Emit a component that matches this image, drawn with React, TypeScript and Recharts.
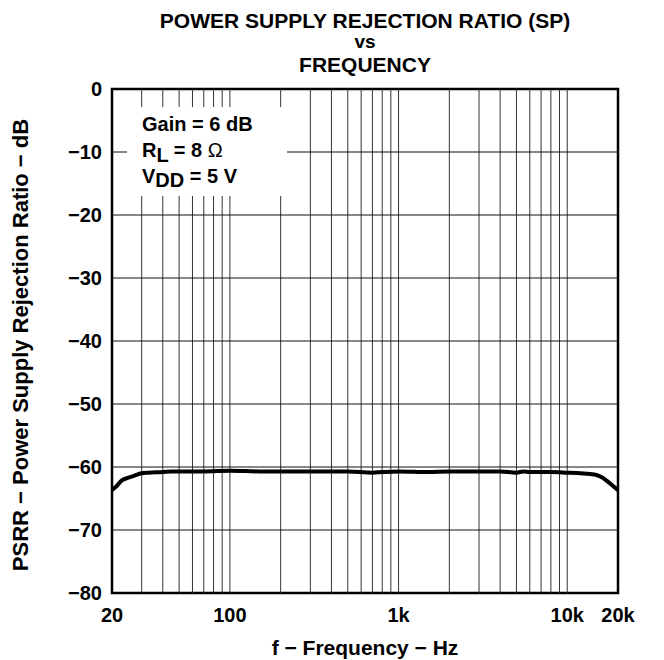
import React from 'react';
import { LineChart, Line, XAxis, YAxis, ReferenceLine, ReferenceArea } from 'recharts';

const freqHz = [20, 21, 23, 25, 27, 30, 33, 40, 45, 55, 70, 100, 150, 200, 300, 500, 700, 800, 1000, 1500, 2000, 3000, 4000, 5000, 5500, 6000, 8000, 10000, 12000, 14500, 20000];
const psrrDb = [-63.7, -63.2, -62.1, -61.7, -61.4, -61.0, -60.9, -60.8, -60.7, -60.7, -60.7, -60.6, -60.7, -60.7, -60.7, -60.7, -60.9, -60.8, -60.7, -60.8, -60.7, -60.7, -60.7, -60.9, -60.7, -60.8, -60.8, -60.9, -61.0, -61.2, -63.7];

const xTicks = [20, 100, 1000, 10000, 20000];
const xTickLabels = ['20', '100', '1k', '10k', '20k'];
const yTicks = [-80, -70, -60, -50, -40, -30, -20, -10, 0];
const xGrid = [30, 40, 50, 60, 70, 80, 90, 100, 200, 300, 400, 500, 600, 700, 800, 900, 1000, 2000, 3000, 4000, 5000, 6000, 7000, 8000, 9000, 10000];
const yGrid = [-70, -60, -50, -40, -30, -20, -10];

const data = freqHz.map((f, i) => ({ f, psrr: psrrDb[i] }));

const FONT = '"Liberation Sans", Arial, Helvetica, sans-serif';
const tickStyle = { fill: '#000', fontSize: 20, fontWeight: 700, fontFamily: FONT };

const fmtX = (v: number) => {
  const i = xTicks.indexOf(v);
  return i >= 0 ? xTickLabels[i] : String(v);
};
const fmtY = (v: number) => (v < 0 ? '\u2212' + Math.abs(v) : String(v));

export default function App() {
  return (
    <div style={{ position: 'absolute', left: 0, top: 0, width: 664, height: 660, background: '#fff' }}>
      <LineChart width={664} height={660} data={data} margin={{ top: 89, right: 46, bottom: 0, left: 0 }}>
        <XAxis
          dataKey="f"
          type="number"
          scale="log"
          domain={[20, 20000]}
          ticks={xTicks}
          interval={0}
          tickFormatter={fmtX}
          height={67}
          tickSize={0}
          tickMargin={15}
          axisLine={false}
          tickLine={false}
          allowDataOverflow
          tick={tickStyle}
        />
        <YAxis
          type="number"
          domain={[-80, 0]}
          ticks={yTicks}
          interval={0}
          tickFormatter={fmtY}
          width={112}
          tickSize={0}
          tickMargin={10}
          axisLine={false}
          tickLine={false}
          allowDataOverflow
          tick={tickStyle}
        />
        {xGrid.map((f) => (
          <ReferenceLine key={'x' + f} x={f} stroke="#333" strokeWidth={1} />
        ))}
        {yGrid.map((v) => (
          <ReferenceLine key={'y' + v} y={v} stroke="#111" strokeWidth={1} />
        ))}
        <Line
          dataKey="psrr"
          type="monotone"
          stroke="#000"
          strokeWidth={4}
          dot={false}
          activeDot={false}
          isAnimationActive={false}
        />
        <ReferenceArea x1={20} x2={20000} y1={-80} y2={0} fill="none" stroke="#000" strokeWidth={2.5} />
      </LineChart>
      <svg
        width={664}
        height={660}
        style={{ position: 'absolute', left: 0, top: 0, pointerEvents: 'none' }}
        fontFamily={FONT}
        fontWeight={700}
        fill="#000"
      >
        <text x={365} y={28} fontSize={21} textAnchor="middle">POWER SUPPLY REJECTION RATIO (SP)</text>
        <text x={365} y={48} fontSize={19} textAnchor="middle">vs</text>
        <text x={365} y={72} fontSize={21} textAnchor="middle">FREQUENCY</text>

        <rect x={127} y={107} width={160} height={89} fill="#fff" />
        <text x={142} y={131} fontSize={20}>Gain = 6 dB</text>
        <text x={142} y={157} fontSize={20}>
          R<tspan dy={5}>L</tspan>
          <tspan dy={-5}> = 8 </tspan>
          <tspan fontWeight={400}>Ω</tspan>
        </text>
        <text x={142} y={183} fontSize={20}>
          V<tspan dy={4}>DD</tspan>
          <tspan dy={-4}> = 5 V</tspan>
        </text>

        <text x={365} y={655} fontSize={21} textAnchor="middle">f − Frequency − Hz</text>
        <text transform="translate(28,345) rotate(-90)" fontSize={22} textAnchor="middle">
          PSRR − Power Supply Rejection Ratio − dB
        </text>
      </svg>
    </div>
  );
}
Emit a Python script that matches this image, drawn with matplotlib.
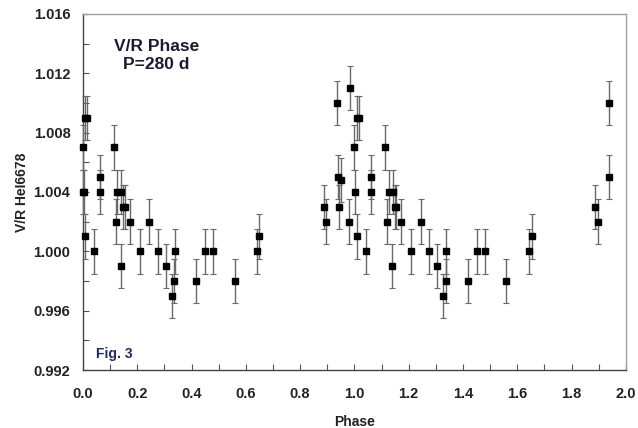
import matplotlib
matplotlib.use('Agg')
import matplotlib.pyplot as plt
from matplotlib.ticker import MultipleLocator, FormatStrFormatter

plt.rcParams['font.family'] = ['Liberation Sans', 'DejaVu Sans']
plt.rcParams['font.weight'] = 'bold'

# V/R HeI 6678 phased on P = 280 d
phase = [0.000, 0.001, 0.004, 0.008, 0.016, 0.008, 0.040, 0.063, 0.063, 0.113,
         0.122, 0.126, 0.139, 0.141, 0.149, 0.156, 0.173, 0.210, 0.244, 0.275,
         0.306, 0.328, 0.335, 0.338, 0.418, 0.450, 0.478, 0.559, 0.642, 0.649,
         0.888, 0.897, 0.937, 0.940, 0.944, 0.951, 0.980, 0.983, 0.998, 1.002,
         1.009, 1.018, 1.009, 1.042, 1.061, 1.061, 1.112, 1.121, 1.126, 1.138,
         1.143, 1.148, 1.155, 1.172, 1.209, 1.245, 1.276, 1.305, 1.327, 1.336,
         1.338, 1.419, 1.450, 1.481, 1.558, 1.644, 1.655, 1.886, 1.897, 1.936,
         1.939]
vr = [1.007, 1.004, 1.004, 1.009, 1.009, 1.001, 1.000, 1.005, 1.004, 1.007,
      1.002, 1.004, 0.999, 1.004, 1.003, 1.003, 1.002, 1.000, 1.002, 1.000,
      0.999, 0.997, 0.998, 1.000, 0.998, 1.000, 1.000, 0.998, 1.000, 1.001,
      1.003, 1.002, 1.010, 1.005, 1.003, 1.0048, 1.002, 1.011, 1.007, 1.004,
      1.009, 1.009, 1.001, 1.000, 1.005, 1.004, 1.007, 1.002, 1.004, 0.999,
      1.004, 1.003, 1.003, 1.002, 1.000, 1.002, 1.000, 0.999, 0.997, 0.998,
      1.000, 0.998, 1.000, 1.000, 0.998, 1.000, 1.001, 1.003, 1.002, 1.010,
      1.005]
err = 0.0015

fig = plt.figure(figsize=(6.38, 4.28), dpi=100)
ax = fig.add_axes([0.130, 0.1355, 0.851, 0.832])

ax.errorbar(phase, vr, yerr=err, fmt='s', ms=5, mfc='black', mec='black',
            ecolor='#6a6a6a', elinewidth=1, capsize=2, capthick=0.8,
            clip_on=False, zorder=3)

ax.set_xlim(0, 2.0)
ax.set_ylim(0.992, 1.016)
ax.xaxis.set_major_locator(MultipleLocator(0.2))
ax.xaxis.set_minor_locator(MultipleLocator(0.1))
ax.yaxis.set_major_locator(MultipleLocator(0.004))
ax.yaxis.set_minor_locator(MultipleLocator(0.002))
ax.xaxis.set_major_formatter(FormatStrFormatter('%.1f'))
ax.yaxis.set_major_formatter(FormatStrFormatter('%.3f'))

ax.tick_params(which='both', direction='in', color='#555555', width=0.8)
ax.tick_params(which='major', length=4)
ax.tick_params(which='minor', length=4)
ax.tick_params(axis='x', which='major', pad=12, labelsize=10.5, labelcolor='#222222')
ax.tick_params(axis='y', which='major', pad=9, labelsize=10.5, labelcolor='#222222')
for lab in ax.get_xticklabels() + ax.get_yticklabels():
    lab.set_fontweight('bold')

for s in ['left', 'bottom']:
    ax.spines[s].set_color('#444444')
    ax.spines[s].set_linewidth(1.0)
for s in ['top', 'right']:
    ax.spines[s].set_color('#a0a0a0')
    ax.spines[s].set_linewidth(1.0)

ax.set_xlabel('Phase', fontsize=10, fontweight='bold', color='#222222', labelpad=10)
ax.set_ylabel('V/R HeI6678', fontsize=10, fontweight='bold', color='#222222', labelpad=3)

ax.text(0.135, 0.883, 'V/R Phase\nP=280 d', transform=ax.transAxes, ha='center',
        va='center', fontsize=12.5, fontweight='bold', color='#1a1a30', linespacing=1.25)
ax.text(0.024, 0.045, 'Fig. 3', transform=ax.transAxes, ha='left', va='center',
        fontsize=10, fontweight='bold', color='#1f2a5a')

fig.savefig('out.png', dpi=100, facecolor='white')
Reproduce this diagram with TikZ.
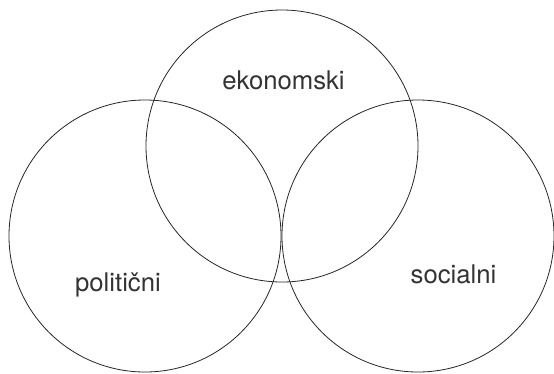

============

| SHORT PROBLEM |
Leave the pictures out and reproduce exactly the lines from the top of the listing above through the line with "-61.0, -61.2, -63.7];".

| THE REPLY |
Emit a component that matches this image, drawn with React, TypeScript and Recharts.
import React from 'react';
import { LineChart, Line, XAxis, YAxis, ReferenceLine, ReferenceArea } from 'recharts';

const freqHz = [20, 21, 23, 25, 27, 30, 33, 40, 45, 55, 70, 100, 150, 200, 300, 500, 700, 800, 1000, 1500, 2000, 3000, 4000, 5000, 5500, 6000, 8000, 10000, 12000, 14500, 20000];
const psrrDb = [-63.7, -63.2, -62.1, -61.7, -61.4, -61.0, -60.9, -60.8, -60.7, -60.7, -60.7, -60.6, -60.7, -60.7, -60.7, -60.7, -60.9, -60.8, -60.7, -60.8, -60.7, -60.7, -60.7, -60.9, -60.7, -60.8, -60.8, -60.9, -61.0, -61.2, -63.7];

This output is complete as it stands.